Владимир Кирсанов - 69. Русские геи, лесбиянки, бисексуалы и транссексуалы стр 5.

Шрифт
Фон

Дмитриев и Козлятев были почти неразлучны, несмотря на разность лет и состояний. В одно время Козлятев был поручиком, а Дмитриев все еще сержантом. Вольтер, Руссо, Дидро – беседы о них с Козлятевым стали для Дмитриева «училищем изящного и вкуса». Служба то сводила их вместе, то разводила по разным концам империи. Они состояли в активной переписке, но почти ни одного послания их друг к другу не сохранилось. Для павловских времен Козлятев казался настоящим вольнодумцем – благоволил солдатам в Преображенском полку, отдавал назад оброк крестьянам и, между прочим, так и не женился. Жизнь его оборвалась как-то внезапно в 1808-м. Уход друга Дмитриев сильно переживал.

Кстати, в 1797 году сидел Дмитриев под арестом не один, а со своим приятелем Лихачевым. И тогда выяснилось, что донос написал крепостной мальчик Лихачева, который хотел таким образом получить от Лихачева вольную. Сейчас над этим фактом можно немало пофантазировать – что это за образованный такой крепостной мальчик?..

После «приключения», грозившего стать последним в жизни, Павел Юрьевич Львов показал стихотворение Дмитриева, адресованное Гавриилу Державину, его герою. И в первый же день Дмитриев просидел в доме у Державина до вечера, а через неделю уже сделался постоянным его «коротким знакомцем». Державин стал для него образцом поэта того времени, который совмещал поэтический труд с государственной службой, составлением законодательных актов, проектов и постановлений, совершенно лишенных любой поэзии.

Да и у самого Дмитриева появилась возможность повторить пример Державина. Когда подозрения в заговоре были сняты, Павел I решил «во искупление недоразумения» дать Ивану Дмитриеву должность статс-секретаря. Так что отставка и деревня были отложены на два года, потому что через день Павел одарил его еще и местом обер-прокурора в сенате, потом назначил товарищем министра и пожаловал в действительные обер-прокуроры…

В запоздалой отставке Дмитриев, оставленный с пенсионом и чином тайного советника, купил в Москве дом с садом и посвятил себя литературе. К 1803 году он подготовил «Собрание сочинений в двух частях», потом книги пошли одна за другой – всего около 15 томов к 1823 году…

Вернул Дмитриева на службу Император Александр в 1806 году – назначил его сенатором и отправил в Рязанскую губернию расследовать дело о взятках. Но ретивости Дмитриева никто не оценил, и главный казнокрад был вновь назначен в ту же Рязань вице-губернатором. Дело у Дмитриева отобрали, а за усердие повысили – назначив членом преобразованного Государственного Совета, который собирался в Петербурге в присутствии Государя по понедельникам.

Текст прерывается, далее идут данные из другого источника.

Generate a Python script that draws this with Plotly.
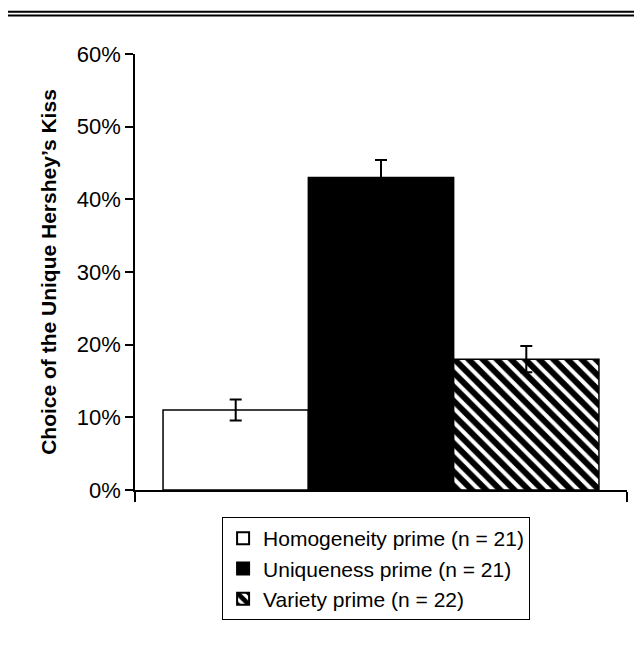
import plotly.graph_objects as go

# Data
conditions = ["Homogeneity prime (n = 21)", "Uniqueness prime (n = 21)", "Variety prime (n = 22)"]
values = [11.0, 43.0, 18.0]
errors = [1.45, 2.4, 1.8]
y_ticks = [0, 10, 20, 30, 40, 50, 60]
y_title = "Choice of the Unique Hershey’s Kiss"

fills = ["white", "black", "white"]
patterns = [dict(shape=""), dict(shape=""), dict(shape="\\", size=10, solidity=0.6, fgcolor="black", bgcolor="white", fillmode="replace")]

FONT = "Liberation Sans, Arial, Helvetica, sans-serif"

fig = go.Figure()
for name, v, e, c, p in zip(conditions, values, errors, fills, patterns):
    fig.add_trace(go.Bar(
        x=[""], y=[v], name=name,
        marker=dict(color=c, line=dict(color="black", width=1.5), pattern=p),
        error_y=dict(type="data", array=[e], visible=True, color="black", thickness=2, width=6),
    ))

L, T, PW, PH = 127, 46, 492, 436
fig.update_layout(
    width=634, height=646,
    margin=dict(l=L, r=634 - L - PW, t=T, b=646 - T - PH),
    paper_bgcolor="white", plot_bgcolor="white",
    barmode="group", bargap=0.114, bargroupgap=0,
    font=dict(family=FONT, size=21, color="black"),
    showlegend=True,
    legend=dict(
        x=0.177, y=-0.062, xanchor="left", yanchor="top",
        bordercolor="black", borderwidth=1,
        font=dict(family=FONT, size=21, color="black"),
        traceorder="normal", itemsizing="constant",
        tracegroupgap=0,
    ),
    xaxis=dict(
        type="category", showline=True, linecolor="black", linewidth=1.5,
        ticks="outside", tickson="boundaries", ticklen=10, tickcolor="black", tickwidth=1.5,
        showticklabels=False, showgrid=False, zeroline=False,
    ),
    yaxis=dict(
        range=[0, 60], tickvals=y_ticks, ticktext=[f"{t}%" for t in y_ticks],
        showline=True, linecolor="black", linewidth=1.5,
        ticks="outside", ticklen=8, tickcolor="black", tickwidth=1.5,
        showgrid=False, zeroline=False,
        tickfont=dict(family=FONT, size=22, color="black"),
        title=dict(text=f"<b>{y_title}</b>", font=dict(family=FONT, size=21, color="black"), standoff=14),
    ),
    shapes=[
        dict(type="line", xref="paper", yref="paper", x0=-L / PW, x1=(634 - L) / PW,
             y0=1 + (T - 3.8) / PH, y1=1 + (T - 3.8) / PH, line=dict(color="black", width=2)),
        dict(type="line", xref="paper", yref="paper", x0=-L / PW, x1=(634 - L) / PW,
             y0=1 + (T - 7.5) / PH, y1=1 + (T - 7.5) / PH, line=dict(color="black", width=2)),
    ],
)

fig.write_html("out.html")
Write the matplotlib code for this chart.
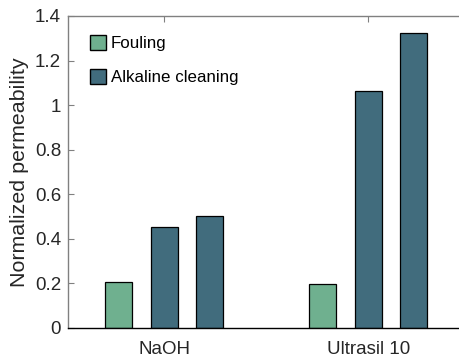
import matplotlib.pyplot as plt
import numpy as np
from matplotlib.patches import Patch

plt.rcParams['font.family'] = ['Liberation Sans', 'DejaVu Sans']

categories = ["NaOH", "Ultrasil 10"]
fouling = [0.205, 0.197]
cleaning_1 = [0.452, 1.065]
cleaning_2 = [0.501, 1.323]

green = "#6fb08f"
teal = "#416c7d"
gray = "#808080"

x = np.arange(1, len(categories) + 1)
w = 0.133
off = 0.223

fig = plt.figure(figsize=(4.59, 3.56), dpi=100)
ax = fig.add_axes([68 / 459, 1 - 328 / 356, 1 - 68 / 459, (328 - 16) / 356])

ax.bar(x - off, fouling, w, color=green, edgecolor="black", linewidth=0.9, zorder=3)
ax.bar(x, cleaning_1, w, color=teal, edgecolor="black", linewidth=0.9, zorder=3)
ax.bar(x + off, cleaning_2, w, color=teal, edgecolor="black", linewidth=0.9, zorder=3)

ax.set_xlim(0.529, 2.445)
ax.set_ylim(0, 1.4)
ax.set_xticks(x)
ax.set_xticklabels(categories)
yt = np.arange(0, 1.41, 0.2)
ax.set_yticks(yt)
ax.set_yticklabels(["0", "0.2", "0.4", "0.6", "0.8", "1", "1.2", "1.4"])
ax.tick_params(axis="both", direction="in", labelsize=13.5, length=4, width=0.8, colors=gray,
               labelcolor="#262626")
ax.tick_params(axis="x", top=True, pad=9)
ax.tick_params(axis="y", pad=5)

for s in ["left", "top"]:
    ax.spines[s].set_color(gray)
    ax.spines[s].set_linewidth(1)
ax.spines["bottom"].set_color("black")
ax.spines["bottom"].set_linewidth(1)
ax.spines["bottom"].set_zorder(4)
ax.spines["right"].set_visible(False)

ax.set_ylabel("Normalized permeability", fontsize=15.4, color="#262626", labelpad=4)

handles = [Patch(facecolor=green, edgecolor="black", label="Fouling"),
           Patch(facecolor=teal, edgecolor="black", label="Alkaline cleaning")]
ax.legend(handles=handles, loc="upper left", frameon=False, fontsize=12.2,
          handlelength=0.95, handleheight=1.0, handletextpad=0.3, labelspacing=1.05,
          borderpad=0, borderaxespad=0, bbox_to_anchor=(0.056, 0.94))

fig.savefig("out.png", dpi=100)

В 1810-м Дмитриев занял пост министра юстиции. И тут свет сразу же заприметил, что 50-летний поэт наполнил казенное здание симпатичными юношами. На самом деле он привел с собой вовсе не армию, а всего трех молодых отроков – Милонова, Грамматина и Дашкова – каждому чуть больше 20. Язвительный Вигель (тот самый – «не щадивший задов»), искавший внимания Дмитриева, так опишет появление молодежи в министерстве: «…с Дашковым (Дмитрий Васильевич Дашков – чиновник и литератор, один из «сердечных друзей» Вигеля) любил беседовать о любимом предмете… был ласков и оказывал нежную снисходительность и покровительство Грамматину и Милонову». Сильно, вероятно, огорчился Вигель, что не было его среди отобранной Дмитриевым троицы. И, действительно, ведь не он, а Дашков сменит своего дядю на посту министра в 1814 году.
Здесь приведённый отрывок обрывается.